Rendre obligatoires les coopérations entre établissements à l'échelle des territoires et réguler la médecine de premier recours (500 millions d'euros d'économies sur cinq ans), accélérer le développement des pratiques médicales ambulatoires et à domicile (400 millions d'euros par an), moderniser les organisations de travail et soutenir les établissements de santé dans leurs efforts de maîtrise de la masse salariale (1 milliard sur cinq ans) sont également proposés.

Un choc de simplification est réclamé

La FHF réclame également une accélération du choc de simplification administrative afin de " restaurer les marges de manœuvre des acteurs de santé en supprimant la bureaucratie du système ". Avec cette mesure, ce sont 550 millions d'euros sur cinq ans, que la FHF compte économiser. " La production administrative est surréaliste ", regrette Frédéric Valletoux.

Exporter le savoir-faire français

Enfin, s'inspirant des rapports Gallois et Lauvergeon, la Fédération souhaite que le système de santé et hospitalier devienne un moteur de croissance et de développement économique à l'international pour augmenter les recettes de l'hôpital public. " Notre modèle d'organisation, notre excellence médicale peuvent être exportés.

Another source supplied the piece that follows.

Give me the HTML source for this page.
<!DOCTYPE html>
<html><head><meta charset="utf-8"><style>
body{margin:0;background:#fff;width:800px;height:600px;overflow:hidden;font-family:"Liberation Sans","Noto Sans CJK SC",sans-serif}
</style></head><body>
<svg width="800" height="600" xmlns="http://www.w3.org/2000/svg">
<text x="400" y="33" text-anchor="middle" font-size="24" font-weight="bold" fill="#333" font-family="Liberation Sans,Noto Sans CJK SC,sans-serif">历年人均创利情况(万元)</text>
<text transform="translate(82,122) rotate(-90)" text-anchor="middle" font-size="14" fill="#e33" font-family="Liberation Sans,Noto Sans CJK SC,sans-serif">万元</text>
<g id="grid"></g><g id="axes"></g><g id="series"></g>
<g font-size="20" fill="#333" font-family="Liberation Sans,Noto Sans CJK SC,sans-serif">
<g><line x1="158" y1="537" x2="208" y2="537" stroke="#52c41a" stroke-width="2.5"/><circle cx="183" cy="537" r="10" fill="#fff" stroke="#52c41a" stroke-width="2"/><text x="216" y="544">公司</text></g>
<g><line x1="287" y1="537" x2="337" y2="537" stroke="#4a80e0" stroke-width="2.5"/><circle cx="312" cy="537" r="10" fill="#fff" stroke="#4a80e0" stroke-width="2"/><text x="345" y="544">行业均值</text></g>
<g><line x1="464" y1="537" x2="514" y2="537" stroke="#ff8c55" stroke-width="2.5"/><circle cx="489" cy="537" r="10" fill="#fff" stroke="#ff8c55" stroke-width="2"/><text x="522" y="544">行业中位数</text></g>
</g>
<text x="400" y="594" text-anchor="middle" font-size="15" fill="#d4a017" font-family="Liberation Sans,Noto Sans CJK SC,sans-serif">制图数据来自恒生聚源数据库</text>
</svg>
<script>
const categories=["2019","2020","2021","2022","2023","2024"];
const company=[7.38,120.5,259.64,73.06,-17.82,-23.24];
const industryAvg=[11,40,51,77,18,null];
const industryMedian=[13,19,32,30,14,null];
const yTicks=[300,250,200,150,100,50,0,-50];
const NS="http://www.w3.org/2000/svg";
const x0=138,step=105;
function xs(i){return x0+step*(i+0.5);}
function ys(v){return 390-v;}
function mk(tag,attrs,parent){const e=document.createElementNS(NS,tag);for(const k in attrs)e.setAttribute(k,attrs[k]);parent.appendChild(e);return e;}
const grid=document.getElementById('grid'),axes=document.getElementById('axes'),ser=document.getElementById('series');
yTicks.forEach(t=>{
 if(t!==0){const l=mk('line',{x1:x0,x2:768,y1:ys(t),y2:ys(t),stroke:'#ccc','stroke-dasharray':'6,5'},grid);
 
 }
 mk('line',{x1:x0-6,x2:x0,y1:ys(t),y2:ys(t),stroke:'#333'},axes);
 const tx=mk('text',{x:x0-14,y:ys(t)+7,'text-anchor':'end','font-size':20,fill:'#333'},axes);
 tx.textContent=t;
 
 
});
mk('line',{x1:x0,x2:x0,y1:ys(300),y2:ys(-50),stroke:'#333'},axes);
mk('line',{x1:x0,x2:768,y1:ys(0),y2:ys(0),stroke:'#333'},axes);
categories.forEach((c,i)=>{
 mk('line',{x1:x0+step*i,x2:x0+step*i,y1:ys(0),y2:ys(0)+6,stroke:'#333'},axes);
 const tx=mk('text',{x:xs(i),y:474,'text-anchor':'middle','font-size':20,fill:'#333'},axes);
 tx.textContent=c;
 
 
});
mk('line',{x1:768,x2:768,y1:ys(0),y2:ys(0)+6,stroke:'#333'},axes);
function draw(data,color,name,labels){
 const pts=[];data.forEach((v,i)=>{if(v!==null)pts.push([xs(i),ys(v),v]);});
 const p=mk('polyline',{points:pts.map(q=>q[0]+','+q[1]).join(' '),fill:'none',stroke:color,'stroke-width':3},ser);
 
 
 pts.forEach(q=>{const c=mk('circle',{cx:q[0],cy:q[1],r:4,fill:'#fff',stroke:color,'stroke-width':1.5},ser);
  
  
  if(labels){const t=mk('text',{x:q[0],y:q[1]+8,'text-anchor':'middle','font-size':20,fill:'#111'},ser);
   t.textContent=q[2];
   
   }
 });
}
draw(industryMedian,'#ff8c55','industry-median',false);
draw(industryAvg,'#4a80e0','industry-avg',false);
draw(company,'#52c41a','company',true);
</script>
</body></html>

Chaque année, l'Allemagne engrange 1,5 milliard d'euros en exportant son savoir-faire dans le domaine de la santé ", avance Frédéric Valletoux qui plaide pour la création d'un label "Hôpitaux de France" pour lancer cette filière à l'export.

Les hôpitaux privés prêts à jouer le jeu, sous certaines conditions

Egalement dans le collimateur du gouvernement, la Fédération hospitalière privée (FHP) fait également preuve d'un certain volontarisme, comme le rappelle son président, Jean-Loup Durousset 

« Notre secteur hospitalier a su se restructurer. Il est reconnu performant dans la prise en charge des patients, innovant, et efficient sur le plan économique. Il est créateur d'emplois. Nous sommes prêts à apporter notre contribution au pacte de responsabilité et de solidarité, pour autant que le gouvernement agisse en toute transparence à égalité de traitement entre acteurs hospitaliers. Sortons des défiances, des postures, des caricatures, a déclaré le Premier ministre. Je le prends au mot.»